Lutte contre les Shebab : un rapport de Human Rights Watch accuse les forces de sécurité kényanes d’exactions
Dans un rapport publié mercredi, Human Rights Watch accuse les forces de sécurité kényanes d’exactions et d’enlèvement dans le nord-est du Kenya dans le cadre de la lutte contre les Shebab.
Pour éradiquer la menace que représentent les extrémistes somaliens Shebab dans le nord-est du pays, les autorités auraient eu recours à des techniques de contre-terrorisme… pas si éloignées du terrorisme qu’elles sont censées combattre. C’est en tout cas l’accusation portée par Human Rights Watch, qui publie mercredi un rapport documentant les exactions commises par les troupes kényanes ces derniers mois (en anglais).
L’ONG affirme avoir comptabilisé 34 disparitions forcées et 11 exécutions extrajudiciaires ces deux dernières années parmi l’ethnie somali, majoritaire dans cette région du Kenya.
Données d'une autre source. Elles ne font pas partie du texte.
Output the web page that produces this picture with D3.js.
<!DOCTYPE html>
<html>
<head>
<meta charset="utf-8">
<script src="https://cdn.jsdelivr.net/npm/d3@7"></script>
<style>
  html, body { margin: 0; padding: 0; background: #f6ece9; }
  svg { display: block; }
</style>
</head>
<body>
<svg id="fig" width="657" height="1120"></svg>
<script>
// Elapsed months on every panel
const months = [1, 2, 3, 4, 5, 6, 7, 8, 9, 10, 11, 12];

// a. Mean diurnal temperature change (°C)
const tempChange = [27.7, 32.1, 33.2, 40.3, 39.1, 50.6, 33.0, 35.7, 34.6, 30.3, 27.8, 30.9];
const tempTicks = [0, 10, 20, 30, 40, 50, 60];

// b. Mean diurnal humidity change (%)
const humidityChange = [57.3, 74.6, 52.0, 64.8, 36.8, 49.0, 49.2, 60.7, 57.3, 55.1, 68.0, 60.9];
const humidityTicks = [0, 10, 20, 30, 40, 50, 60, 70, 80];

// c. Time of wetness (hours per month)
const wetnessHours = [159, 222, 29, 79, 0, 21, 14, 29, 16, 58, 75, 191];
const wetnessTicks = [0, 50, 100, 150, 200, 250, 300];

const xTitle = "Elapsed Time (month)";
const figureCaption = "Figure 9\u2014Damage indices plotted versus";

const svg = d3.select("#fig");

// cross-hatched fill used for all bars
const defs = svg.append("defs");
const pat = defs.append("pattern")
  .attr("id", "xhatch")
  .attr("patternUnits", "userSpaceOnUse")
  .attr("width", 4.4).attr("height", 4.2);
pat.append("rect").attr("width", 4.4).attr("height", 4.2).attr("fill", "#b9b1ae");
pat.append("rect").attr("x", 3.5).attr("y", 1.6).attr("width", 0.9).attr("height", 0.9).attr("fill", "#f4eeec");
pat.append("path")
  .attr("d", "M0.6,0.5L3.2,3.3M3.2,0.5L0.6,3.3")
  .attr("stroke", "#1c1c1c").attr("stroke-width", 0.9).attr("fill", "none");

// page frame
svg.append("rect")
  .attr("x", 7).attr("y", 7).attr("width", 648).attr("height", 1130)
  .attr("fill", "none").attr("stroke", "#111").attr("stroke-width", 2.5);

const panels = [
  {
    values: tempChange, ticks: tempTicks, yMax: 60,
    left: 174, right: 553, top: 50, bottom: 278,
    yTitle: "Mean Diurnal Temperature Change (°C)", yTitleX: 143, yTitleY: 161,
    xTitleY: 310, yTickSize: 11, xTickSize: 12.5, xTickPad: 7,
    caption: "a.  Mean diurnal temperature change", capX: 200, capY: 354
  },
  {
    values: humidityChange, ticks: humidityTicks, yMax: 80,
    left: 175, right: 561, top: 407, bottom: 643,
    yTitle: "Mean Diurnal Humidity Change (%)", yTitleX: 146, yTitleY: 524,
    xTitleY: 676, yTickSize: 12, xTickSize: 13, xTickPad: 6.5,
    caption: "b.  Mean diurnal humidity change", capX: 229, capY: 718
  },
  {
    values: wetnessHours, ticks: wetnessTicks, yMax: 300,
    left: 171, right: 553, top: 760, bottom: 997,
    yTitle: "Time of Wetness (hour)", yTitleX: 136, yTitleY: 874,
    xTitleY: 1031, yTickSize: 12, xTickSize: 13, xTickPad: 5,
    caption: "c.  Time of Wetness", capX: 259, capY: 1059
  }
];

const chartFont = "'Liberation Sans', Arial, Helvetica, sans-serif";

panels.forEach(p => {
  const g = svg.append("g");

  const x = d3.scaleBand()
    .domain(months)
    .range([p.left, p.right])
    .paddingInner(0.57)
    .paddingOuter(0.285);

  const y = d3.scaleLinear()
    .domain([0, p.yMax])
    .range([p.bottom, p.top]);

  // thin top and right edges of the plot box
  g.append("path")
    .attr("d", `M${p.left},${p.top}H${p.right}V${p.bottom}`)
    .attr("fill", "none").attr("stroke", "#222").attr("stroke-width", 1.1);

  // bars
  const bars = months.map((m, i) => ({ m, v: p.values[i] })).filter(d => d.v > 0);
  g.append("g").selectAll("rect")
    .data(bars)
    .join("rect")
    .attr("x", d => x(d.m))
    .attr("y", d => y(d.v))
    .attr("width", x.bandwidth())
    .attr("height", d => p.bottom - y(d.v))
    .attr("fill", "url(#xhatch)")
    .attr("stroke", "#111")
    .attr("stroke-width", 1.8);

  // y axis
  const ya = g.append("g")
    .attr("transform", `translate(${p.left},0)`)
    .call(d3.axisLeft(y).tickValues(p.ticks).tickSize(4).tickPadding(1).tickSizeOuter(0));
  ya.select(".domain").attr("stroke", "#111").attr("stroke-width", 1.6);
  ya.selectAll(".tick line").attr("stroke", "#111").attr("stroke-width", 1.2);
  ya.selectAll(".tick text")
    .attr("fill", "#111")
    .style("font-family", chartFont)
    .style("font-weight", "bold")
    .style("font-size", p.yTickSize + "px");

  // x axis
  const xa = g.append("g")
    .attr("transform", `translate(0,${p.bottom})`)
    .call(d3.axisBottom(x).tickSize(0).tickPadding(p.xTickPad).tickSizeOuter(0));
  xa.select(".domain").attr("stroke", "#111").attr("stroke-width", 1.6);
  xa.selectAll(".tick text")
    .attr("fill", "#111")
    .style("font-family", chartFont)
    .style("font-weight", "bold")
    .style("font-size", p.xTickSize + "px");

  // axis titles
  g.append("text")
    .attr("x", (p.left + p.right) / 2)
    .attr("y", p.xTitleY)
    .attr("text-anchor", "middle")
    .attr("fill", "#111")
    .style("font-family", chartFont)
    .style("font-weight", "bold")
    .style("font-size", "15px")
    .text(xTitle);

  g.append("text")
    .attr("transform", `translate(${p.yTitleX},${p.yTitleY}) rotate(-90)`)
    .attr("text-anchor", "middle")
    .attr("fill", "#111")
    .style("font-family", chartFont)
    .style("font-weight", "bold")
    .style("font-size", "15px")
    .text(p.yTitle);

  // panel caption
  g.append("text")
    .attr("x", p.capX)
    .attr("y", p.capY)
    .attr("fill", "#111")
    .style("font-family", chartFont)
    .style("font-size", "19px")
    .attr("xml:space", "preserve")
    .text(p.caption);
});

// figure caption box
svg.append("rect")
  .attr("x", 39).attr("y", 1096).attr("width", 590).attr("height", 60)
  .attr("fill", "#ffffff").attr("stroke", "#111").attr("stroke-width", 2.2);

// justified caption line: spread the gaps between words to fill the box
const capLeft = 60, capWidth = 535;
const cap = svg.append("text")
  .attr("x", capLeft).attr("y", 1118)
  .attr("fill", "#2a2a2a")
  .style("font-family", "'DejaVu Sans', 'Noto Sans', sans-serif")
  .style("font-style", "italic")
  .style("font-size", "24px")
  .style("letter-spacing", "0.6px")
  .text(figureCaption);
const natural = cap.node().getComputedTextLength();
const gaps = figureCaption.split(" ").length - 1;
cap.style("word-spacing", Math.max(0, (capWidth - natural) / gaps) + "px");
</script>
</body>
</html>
Des violences qui viennent s’ajouter à plusieurs autres cas qui ont déjà jeté l’opprobre sur la police locale.
Une politique systématique validée au plus haut sommet de l’État ?
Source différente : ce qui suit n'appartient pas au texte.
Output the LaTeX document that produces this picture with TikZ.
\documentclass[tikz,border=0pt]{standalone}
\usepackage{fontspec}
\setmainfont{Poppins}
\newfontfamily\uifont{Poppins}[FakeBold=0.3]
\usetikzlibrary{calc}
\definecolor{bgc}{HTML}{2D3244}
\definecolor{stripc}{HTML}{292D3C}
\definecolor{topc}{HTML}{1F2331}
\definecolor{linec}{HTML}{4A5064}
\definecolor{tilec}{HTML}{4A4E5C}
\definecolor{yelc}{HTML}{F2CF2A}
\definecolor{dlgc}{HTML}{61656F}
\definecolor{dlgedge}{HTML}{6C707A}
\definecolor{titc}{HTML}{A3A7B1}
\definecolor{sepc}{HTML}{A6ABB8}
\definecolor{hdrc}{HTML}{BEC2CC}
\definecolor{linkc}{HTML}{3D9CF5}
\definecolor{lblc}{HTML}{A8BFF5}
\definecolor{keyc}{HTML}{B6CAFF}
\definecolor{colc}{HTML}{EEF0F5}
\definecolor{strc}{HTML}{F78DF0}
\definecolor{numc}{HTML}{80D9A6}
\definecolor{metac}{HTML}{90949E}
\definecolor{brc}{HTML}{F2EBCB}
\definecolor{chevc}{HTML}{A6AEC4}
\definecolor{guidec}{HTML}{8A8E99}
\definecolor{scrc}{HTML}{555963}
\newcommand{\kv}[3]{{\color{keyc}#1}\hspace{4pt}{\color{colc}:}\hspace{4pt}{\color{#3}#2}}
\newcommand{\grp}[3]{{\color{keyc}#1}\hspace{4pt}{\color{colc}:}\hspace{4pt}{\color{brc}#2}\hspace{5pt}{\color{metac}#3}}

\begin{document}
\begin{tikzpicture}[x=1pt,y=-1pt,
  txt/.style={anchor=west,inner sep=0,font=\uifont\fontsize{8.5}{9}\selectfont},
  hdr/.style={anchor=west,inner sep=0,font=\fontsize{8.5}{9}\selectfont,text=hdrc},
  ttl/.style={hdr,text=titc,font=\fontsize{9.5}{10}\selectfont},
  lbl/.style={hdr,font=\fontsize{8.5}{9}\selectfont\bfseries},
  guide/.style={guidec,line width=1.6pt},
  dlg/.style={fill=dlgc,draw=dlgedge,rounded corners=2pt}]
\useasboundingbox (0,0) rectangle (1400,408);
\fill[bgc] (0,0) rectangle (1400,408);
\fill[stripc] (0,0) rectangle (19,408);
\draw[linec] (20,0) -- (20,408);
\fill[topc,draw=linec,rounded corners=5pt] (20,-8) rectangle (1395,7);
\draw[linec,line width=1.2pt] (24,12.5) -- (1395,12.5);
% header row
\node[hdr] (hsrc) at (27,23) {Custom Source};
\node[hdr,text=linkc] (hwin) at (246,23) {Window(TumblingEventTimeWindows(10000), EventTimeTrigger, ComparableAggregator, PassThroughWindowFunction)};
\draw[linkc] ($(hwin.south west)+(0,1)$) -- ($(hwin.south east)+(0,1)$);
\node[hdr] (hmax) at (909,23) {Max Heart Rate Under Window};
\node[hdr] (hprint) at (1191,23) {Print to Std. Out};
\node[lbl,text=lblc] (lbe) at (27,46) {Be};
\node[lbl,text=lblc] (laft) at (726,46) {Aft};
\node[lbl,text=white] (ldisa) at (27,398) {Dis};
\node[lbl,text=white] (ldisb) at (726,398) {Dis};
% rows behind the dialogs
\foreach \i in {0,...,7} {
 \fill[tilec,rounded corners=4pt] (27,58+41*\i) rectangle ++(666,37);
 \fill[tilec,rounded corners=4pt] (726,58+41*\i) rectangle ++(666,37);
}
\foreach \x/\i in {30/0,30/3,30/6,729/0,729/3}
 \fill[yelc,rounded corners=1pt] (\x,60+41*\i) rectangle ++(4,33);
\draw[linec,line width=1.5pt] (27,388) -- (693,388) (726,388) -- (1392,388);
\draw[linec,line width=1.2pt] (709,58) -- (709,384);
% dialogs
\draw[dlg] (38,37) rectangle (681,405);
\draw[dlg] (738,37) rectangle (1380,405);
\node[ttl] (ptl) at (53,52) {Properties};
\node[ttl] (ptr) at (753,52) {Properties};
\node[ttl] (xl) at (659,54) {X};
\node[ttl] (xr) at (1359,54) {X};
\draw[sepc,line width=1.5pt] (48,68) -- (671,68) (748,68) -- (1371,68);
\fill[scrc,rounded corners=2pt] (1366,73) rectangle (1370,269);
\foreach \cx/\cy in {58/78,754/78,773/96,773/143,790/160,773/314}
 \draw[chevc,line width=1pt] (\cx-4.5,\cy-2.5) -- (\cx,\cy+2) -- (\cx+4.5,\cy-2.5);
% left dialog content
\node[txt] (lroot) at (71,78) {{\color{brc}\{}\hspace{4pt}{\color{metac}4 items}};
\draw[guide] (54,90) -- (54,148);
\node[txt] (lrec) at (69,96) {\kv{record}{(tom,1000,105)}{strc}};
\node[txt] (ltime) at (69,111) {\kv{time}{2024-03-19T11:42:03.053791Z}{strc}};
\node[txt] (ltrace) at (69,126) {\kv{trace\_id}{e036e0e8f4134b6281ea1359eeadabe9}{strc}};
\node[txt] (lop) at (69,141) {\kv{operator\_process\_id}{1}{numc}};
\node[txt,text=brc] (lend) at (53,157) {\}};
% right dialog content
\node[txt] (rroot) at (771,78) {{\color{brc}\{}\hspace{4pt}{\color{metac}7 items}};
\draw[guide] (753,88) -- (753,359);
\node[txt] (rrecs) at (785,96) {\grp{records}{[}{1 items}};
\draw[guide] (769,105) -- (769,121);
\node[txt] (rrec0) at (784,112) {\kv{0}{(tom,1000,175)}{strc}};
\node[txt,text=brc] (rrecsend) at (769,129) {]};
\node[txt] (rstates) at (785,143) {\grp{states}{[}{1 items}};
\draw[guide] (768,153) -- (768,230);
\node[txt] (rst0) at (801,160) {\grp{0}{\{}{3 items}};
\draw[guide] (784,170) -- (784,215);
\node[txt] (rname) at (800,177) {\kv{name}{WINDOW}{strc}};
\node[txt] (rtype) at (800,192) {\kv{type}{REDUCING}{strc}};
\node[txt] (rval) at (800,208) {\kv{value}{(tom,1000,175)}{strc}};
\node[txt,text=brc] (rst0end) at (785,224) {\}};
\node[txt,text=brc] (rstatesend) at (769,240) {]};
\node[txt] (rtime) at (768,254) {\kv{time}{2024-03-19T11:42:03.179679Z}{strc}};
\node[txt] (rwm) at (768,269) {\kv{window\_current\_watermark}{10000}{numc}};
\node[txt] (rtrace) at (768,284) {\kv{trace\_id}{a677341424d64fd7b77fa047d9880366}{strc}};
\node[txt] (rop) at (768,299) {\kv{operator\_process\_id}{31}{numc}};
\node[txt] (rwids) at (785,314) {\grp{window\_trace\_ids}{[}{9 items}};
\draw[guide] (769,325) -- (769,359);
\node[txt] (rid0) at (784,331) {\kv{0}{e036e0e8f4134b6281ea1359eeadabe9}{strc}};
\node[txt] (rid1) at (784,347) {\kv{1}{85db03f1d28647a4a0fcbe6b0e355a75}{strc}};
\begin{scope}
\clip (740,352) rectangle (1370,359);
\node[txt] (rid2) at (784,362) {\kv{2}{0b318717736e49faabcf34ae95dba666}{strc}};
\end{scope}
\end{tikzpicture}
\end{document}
Le rapport décrit comment des gens ont été enlevés chez eux par des hommes masqués et armés, qui ne se sont pas identifiés, ou ont été battus dans les rues avant d’être emmenés dans des véhicules gouvernementaux. Certaines des personnes disparues ont été vues pour la dernière fois sous la garde de policiers ou de militaires. Aucune d’entre elles n’a été inculpée pour un quelconque crime, et leurs familles n’ont jamais été en mesure de retrouver leur trace, selon le rapport.
Le directeur exécutif de Human Rights Watch, Ken Roth a ajouté que les cas révélés par son organisation n’étaient « que la partie visible de l’iceberg », avant d’ajouter que « rafler les gens et ensuite refuser de dire ce qu’ils sont devenus est un crime grave qui ne fait qu’accroître la peur et la défiance à l’encontre des forces de sécurité. » Le directeur a conclu en insistant sur l’implication de toute la hiérarchie dans ces mauvais traitements, remontant jusqu’au « plus haut sommet de l’État ».
la réponse de la police
La police kényane a réagi en reconnaissant que ces accusations étaient très graves et en demandant à ce qu’elles soient soumises à l’organe chargé de superviser la police et de s’assurer qu’elle agit dans le respect du droit. « Je sais qu’ils ne nous ferons pas confiance pour enquêter nous-mêmes, et c’est pour ça que nous disons qu’ils devraient donner toutes leurs informations à l’IPOA (Autorité indépendante de supervision de la police, ndlr), qui est un organisme indépendant chargé d’enquêter sur les excès de la police », a rétorqué le porte-parole de la police, Charles Owino.
Risque de radicalisation
Autre enjeu majeur du dossier, le risque de radicalisation de la population. En effet, les défenseurs des droits de l’homme et des universitaires mettent en garde contre le risque pour le gouvernement de se mettre à dos et de perdre le soutien des populations locales avec ces méthodes brutales. Qui pourraient in fine grossir les rangs des Shebab, déjà auteurs des attentats de Nairobi en 2013 (67 morts) et Garissa en 2015 (148 morts).